DATA SECTION
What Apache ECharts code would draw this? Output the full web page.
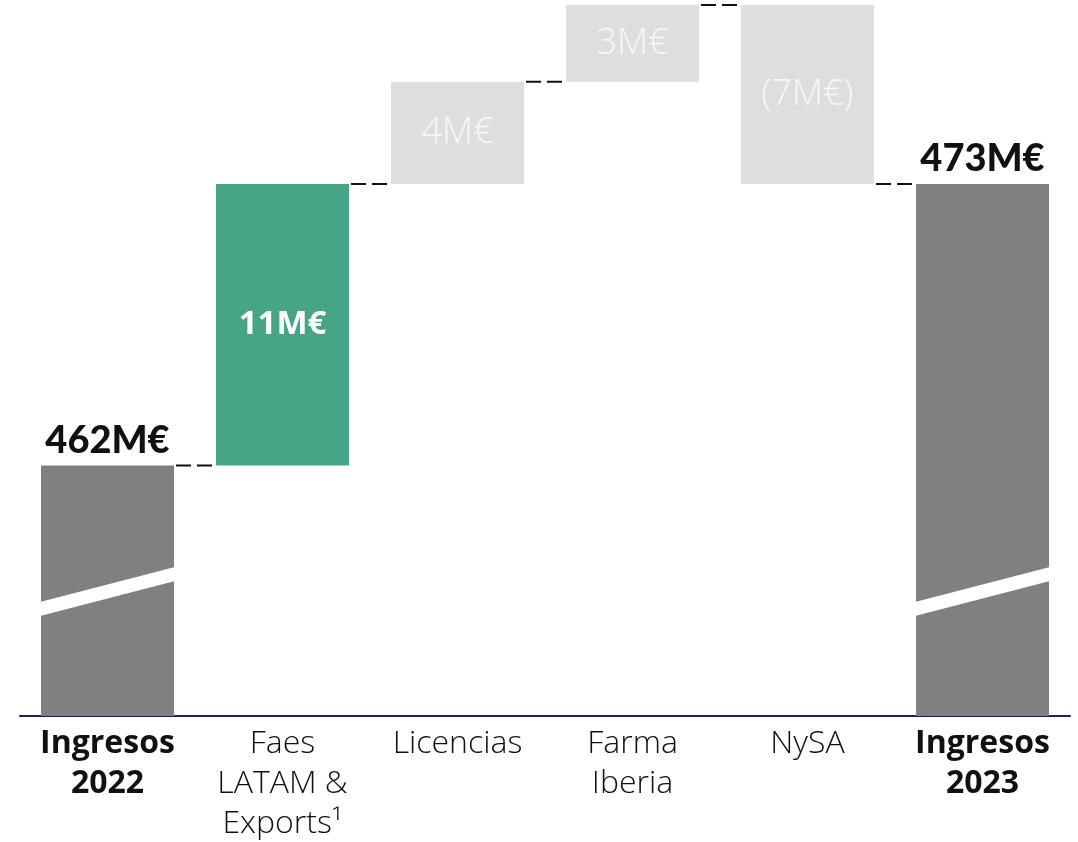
<!DOCTYPE html>
<html>
<head>
<meta charset="utf-8">
<script src="https://cdn.jsdelivr.net/npm/echarts@6/dist/echarts.min.js"></script>
<style>
  html, body { margin: 0; padding: 0; background: #fff; }
  #main { width: 1078px; height: 842px; }
</style>
</head>
<body>
<div id="main"></div>
<script>
// datos del gráfico
var categories = ['Ingresos\n2022', 'Faes\nLATAM &\nExports¹', 'Licencias', 'Farma\nIberia', 'NySA', 'Ingresos\n2023'];
var startTotal = 462;
var changes = [11, 4, 3, -7];   // Faes LATAM, Licencias, Farma Iberia, NySA
var endTotal = 473;
var valueLabels = ['462M€', '11M€', '4M€', '3M€', '(7M€)', '473M€'];

var DARK = '#808080', GREEN = '#45a586', LIGHT = '#dedede';
var BAR_W = 0.76;

// base invisible + tramo visible
var baseData = [0];
var visData = [{ value: startTotal, itemStyle: { color: DARK } }];
var levels = [startTotal];
var run = startTotal;
changes.forEach(function (c, i) {
  var next = run + c;
  baseData.push(Math.min(run, next));
  visData.push({ value: Math.abs(c), itemStyle: { color: i === 0 ? GREEN : LIGHT } });
  run = next;
  levels.push(run);
});
baseData.push(0);
visData.push({ value: endTotal, itemStyle: { color: DARK } });

// totales con etiqueta arriba
visData[0].label = { position: 'top', distance: 6 };
visData[5].label = { position: 'top', distance: 6 };

var chart = echarts.init(document.getElementById('main'));

var option = {
  animation: false,
  grid: { left: 20, right: 8, top: 0, bottom: 126 },
  xAxis: {
    type: 'category',
    data: categories,
    axisTick: { show: false },
    axisLine: { lineStyle: { color: '#1f1f5c', width: 2 } },
    axisLabel: {
      margin: 8,
      interval: 0,
      formatter: function (v, i) {
        var tag = (i === 0 || i === 5) ? 'b' : 'n';
        return v.split('\n').map(function (s) { return '{' + tag + '|' + s + '}'; }).join('\n');
      },
      rich: {
        b: { fontFamily: 'Open Sans', fontWeight: 'bold', fontSize: 32, lineHeight: 40, color: '#111' },
        n: { fontFamily: 'Open Sans', fontWeight: 300, fontSize: 32, lineHeight: 40, color: '#111' }
      }
    }
  },
  yAxis: {
    type: 'value',
    min: 452.2,
    max: 480.2,
    show: false,
    splitLine: { show: false }
  },
  series: [
    {
      type: 'bar',
      stack: 'w',
      barWidth: BAR_W * 100 + '%',
      itemStyle: { color: 'transparent' },
      silent: true,
      data: baseData
    },
    {
      type: 'bar',
      stack: 'w',
      barWidth: BAR_W * 100 + '%',
      data: visData,
      label: {
        show: true,
        position: 'inside',
        formatter: function (p) {
          var i = p.dataIndex;
          if (i === 0 || i === 5) return '{t|' + valueLabels[i] + '}';
          if (i === 1) return '{g|' + valueLabels[i] + '}';
          return '{l|' + valueLabels[i] + '}';
        },
        rich: {
          t: { fontFamily: 'Lato', fontWeight: 900, fontSize: 38, color: '#111' },
          g: { fontFamily: 'Open Sans', fontWeight: 'bold', fontSize: 33, color: '#fff' },
          l: { fontFamily: 'Open Sans', fontWeight: 300, fontSize: 36, color: '#f7f7f7' }
        }
      }
    },
    {
      // conectores discontinuos
      type: 'custom',
      z: 3,
      silent: true,
      data: levels.map(function (v, i) { return [i, v]; }),
      renderItem: function (params, api) {
        var i = api.value(0);
        var p0 = api.coord([i, api.value(1)]);
        var p1 = api.coord([i + 1, api.value(1)]);
        var half = api.size([1, 0])[0] * BAR_W / 2;
        return {
          type: 'line',
          shape: { x1: p0[0] + half + 2, y1: p0[1], x2: p1[0] - half - 3, y2: p1[1] },
          style: { stroke: '#111', lineWidth: 2, lineDash: [15, 6] }
        };
      }
    },
    {
      // marca de eje cortado
      type: 'custom',
      z: 4,
      silent: true,
      data: [[0], [5]],
      renderItem: function (params, api) {
        var i = api.value(0);
        var base = api.coord([i, 452.2]);
        var half = api.size([1, 0])[0] * BAR_W / 2;
        var x0 = base[0] - half - 1, x1 = base[0] + half + 1, y = base[1];
        return {
          type: 'polygon',
          shape: { points: [[x0, y - 114], [x1, y - 149], [x1, y - 135], [x0, y - 100]] },
          style: { fill: '#fff' }
        };
      }
    }
  ]
};

chart.setOption(option);
</script>
</body>
</html>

WHAT YOU NEED TO DO
Leave out the pictures and restate, word for word, the lines from the top of the data through the line containing "var BAR_W = 0.76;", both included.

OUTPUT FOR THIS EXERCISE
What Apache ECharts code would draw this? Output the full web page.
<!DOCTYPE html>
<html>
<head>
<meta charset="utf-8">
<script src="https://cdn.jsdelivr.net/npm/echarts@6/dist/echarts.min.js"></script>
<style>
  html, body { margin: 0; padding: 0; background: #fff; }
  #main { width: 1078px; height: 842px; }
</style>
</head>
<body>
<div id="main"></div>
<script>
// datos del gráfico
var categories = ['Ingresos\n2022', 'Faes\nLATAM &\nExports¹', 'Licencias', 'Farma\nIberia', 'NySA', 'Ingresos\n2023'];
var startTotal = 462;
var changes = [11, 4, 3, -7];   // Faes LATAM, Licencias, Farma Iberia, NySA
var endTotal = 473;
var valueLabels = ['462M€', '11M€', '4M€', '3M€', '(7M€)', '473M€'];

var DARK = '#808080', GREEN = '#45a586', LIGHT = '#dedede';
var BAR_W = 0.76;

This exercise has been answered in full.